## Work to be completed
Please reproduce exactly the lines between the line holding "Write a Python" and the line holding "plt.rcParams['font.family'] = ['Roboto', 'DejaVu", inclusive, leaving out any pictures.

## Rows
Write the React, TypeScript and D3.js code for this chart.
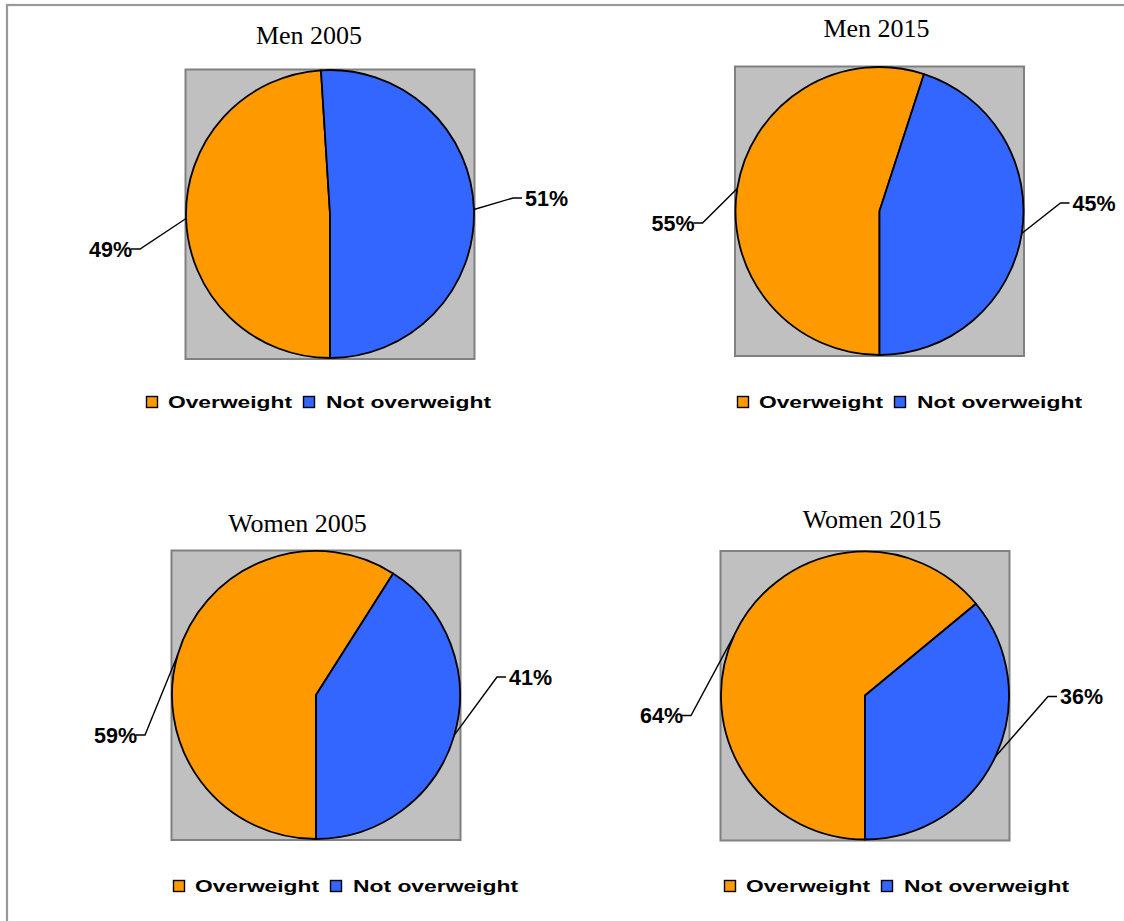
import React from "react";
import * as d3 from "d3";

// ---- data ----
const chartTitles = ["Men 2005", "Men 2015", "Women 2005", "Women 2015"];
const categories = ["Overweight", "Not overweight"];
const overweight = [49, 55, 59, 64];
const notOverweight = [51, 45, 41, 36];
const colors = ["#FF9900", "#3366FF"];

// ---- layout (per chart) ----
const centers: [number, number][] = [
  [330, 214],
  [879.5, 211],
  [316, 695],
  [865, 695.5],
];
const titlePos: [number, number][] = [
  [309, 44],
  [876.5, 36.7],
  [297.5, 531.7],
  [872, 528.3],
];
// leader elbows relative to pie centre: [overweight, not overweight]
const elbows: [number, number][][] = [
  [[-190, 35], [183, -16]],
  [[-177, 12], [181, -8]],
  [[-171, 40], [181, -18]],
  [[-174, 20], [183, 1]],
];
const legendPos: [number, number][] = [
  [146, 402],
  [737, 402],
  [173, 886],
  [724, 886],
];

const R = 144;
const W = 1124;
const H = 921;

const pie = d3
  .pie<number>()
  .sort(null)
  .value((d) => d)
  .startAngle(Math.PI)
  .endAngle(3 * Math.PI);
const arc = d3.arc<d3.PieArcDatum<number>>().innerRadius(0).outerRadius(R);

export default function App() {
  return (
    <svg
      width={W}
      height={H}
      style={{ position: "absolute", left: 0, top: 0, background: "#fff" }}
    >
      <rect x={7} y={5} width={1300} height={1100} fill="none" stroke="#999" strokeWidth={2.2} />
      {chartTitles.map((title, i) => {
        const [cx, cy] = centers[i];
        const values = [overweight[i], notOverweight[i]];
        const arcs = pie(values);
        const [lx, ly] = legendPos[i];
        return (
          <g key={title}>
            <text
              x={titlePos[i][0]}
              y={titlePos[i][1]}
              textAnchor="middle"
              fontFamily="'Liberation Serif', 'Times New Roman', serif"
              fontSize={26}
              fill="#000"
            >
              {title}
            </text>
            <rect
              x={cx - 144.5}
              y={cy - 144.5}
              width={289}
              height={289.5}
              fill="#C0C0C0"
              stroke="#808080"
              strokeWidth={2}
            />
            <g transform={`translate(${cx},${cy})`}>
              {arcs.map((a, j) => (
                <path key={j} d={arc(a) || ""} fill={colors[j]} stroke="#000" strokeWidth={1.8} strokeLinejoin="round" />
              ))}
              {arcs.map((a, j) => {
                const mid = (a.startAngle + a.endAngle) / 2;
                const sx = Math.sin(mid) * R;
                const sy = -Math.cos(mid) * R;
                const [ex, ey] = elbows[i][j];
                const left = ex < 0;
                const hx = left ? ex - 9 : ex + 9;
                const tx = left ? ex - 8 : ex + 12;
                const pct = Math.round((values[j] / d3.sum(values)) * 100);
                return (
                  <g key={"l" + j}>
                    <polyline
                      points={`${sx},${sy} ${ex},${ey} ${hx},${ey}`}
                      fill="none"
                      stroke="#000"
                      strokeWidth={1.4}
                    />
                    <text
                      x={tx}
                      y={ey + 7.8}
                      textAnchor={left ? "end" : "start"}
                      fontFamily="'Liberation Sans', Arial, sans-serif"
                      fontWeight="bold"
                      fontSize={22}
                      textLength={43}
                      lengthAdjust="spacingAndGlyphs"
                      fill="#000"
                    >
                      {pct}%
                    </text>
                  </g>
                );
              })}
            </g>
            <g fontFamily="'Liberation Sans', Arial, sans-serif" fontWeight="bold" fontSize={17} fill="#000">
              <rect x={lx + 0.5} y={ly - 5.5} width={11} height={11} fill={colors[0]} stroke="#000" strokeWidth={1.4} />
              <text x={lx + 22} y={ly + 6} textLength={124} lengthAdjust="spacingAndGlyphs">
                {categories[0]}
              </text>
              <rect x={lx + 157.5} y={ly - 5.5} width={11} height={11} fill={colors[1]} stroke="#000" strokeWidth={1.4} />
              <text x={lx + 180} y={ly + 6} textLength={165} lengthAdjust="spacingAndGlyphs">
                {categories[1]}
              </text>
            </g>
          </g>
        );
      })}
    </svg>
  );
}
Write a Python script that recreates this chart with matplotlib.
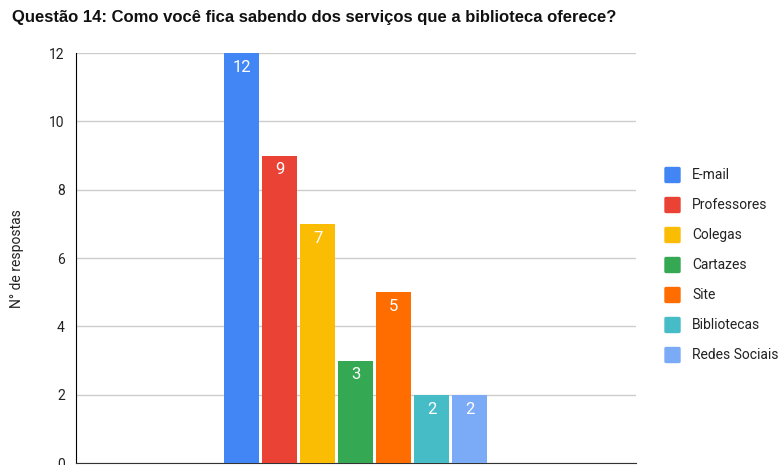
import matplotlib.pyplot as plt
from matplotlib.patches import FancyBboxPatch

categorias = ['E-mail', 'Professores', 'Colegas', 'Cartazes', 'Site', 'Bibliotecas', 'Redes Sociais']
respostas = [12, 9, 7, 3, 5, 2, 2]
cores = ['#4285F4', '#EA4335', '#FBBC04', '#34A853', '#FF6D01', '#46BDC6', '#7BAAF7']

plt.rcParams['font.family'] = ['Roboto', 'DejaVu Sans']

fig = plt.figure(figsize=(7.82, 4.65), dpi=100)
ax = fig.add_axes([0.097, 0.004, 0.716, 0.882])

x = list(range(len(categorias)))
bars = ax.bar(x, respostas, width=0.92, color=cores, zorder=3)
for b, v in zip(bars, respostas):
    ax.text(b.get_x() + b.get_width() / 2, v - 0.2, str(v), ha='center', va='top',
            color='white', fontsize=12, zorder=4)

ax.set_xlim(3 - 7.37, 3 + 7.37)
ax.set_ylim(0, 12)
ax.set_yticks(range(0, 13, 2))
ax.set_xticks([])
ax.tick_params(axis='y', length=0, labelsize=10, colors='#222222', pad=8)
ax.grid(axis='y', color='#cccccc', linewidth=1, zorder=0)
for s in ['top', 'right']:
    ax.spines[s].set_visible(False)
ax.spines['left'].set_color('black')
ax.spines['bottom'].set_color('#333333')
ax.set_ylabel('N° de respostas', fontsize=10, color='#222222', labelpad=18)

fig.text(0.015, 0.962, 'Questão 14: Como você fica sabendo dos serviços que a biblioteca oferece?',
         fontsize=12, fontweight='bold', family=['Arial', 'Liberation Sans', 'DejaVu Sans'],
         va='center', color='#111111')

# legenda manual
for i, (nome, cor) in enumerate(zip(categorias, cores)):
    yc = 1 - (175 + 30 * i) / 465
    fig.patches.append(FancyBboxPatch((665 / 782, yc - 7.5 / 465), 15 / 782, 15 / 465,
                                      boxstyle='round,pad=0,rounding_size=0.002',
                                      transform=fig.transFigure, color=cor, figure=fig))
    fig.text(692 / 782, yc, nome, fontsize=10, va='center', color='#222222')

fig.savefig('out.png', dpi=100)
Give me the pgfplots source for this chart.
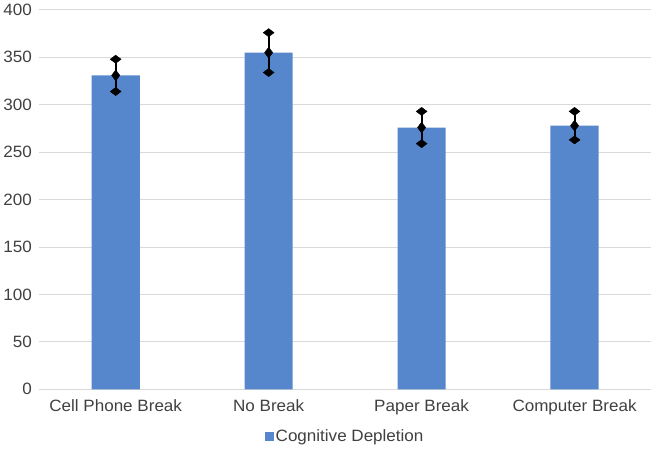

## Final result
Write a Python script that recreates this chart with matplotlib.
import matplotlib.pyplot as plt
from matplotlib.patches import FancyBboxPatch

categorias = ['E-mail', 'Professores', 'Colegas', 'Cartazes', 'Site', 'Bibliotecas', 'Redes Sociais']
respostas = [12, 9, 7, 3, 5, 2, 2]
cores = ['#4285F4', '#EA4335', '#FBBC04', '#34A853', '#FF6D01', '#46BDC6', '#7BAAF7']

plt.rcParams['font.family'] = ['Roboto', 'DejaVu Sans']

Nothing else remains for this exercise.